Growing up in Pennsylvania, the former Daunna Doebler took private lessons for nearly 10 years from Druex, who had come to her town to teach.
"I learned all my techniques from him," she said. "Because of polio, his body was held together by wires and rods. Whenever there was lightning, he would wither in pain.
"His hands always shook except when he held a paintbrush. His mind was able to overcome every physical disability you could imagine. By the time I went to college, I knew everything about art."
Or so she thought.
While walking down the hallway one day, she heard Lowenfeld lecturing on art education, philosophy and life. The man she describes as "the granddaddy of art philosophy in America for the 20th century" would mentor her until his death in 1959.
"He would not let me graduate until I had my own philosophy for life, art and education," Yanoviak said. "I had to develop them to a point where I could express them and live them. The gift he gave me never went away. It's what I give to my students.
"Creativity and learning art is far more than painting a beautiful picture. Art is expression and communication with what you have to say. To be an artist, you need to have something to say. It is what makes you unique."
Yanoviak's students start off learning about perspective. It starts with lessons about the horizontal line and an ocean view is the perfect model for it, she said.
"It's always at eye level," she said of ocean views. "Perspective is important because everything you do in art goes to the horizon line."
Perspective is where the journey to unite creativity with individual expression begins, she said.
"How the journey happens, not the end product, is the art," Yanoviak said. "The process is essential because it ties everything together and makes the full person. Everybody can do art because it's the spirit of it and the act of doing it that's important. How well we do it is what creativity is. And having creativity is something that will help you no matter where you go in life."
Yanoviak, the youngest of five children, has always had an appreciation for art and music. She is a pianist and cellist as well as a painter. After graduation from Penn State, she worked in the Edgemont Public School System in Scarsdale, N.Y.
"I developed how I would teach while working in New York," she said.
In 1962, she married architect Andrew Yanoviak, a building designer.

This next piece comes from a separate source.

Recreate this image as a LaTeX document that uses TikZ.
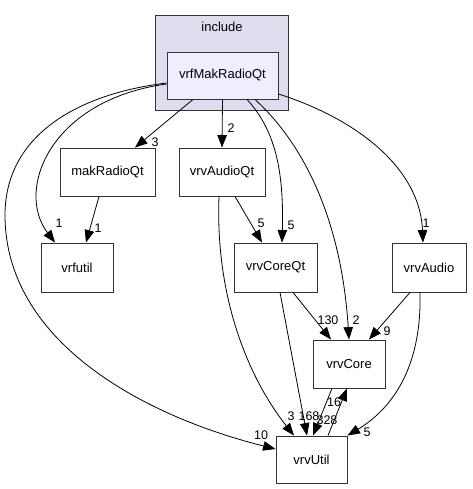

He was doing well in Philadelphia but the couple moved to Hawai'i in 1968 so they could raise their three children in a place "with a more worldwide view," she said. "The philosophy of the aloha spirit was what we were looking for."
Daunna Yanoviak taught art in the DOE's Windward District from 1968-73 and worked as a University of Hawai'i instructor in the Art Education for School Teachers program from 1973-76.
Yanoviak had a studio in her home, where she taught art to her children and their friends. She received a call one day from a mother seeking lessons for her 6-year-old daughter. The child was Karen Kiefer. "She's a talented painter and is still here with me as a teacher," Yanoviak said.
On a small island, the supreme complement is word-of-mouth endorsements. Daunna's Art Studio's success over 27 years speaks volumes of what people think of her teaching philosophy.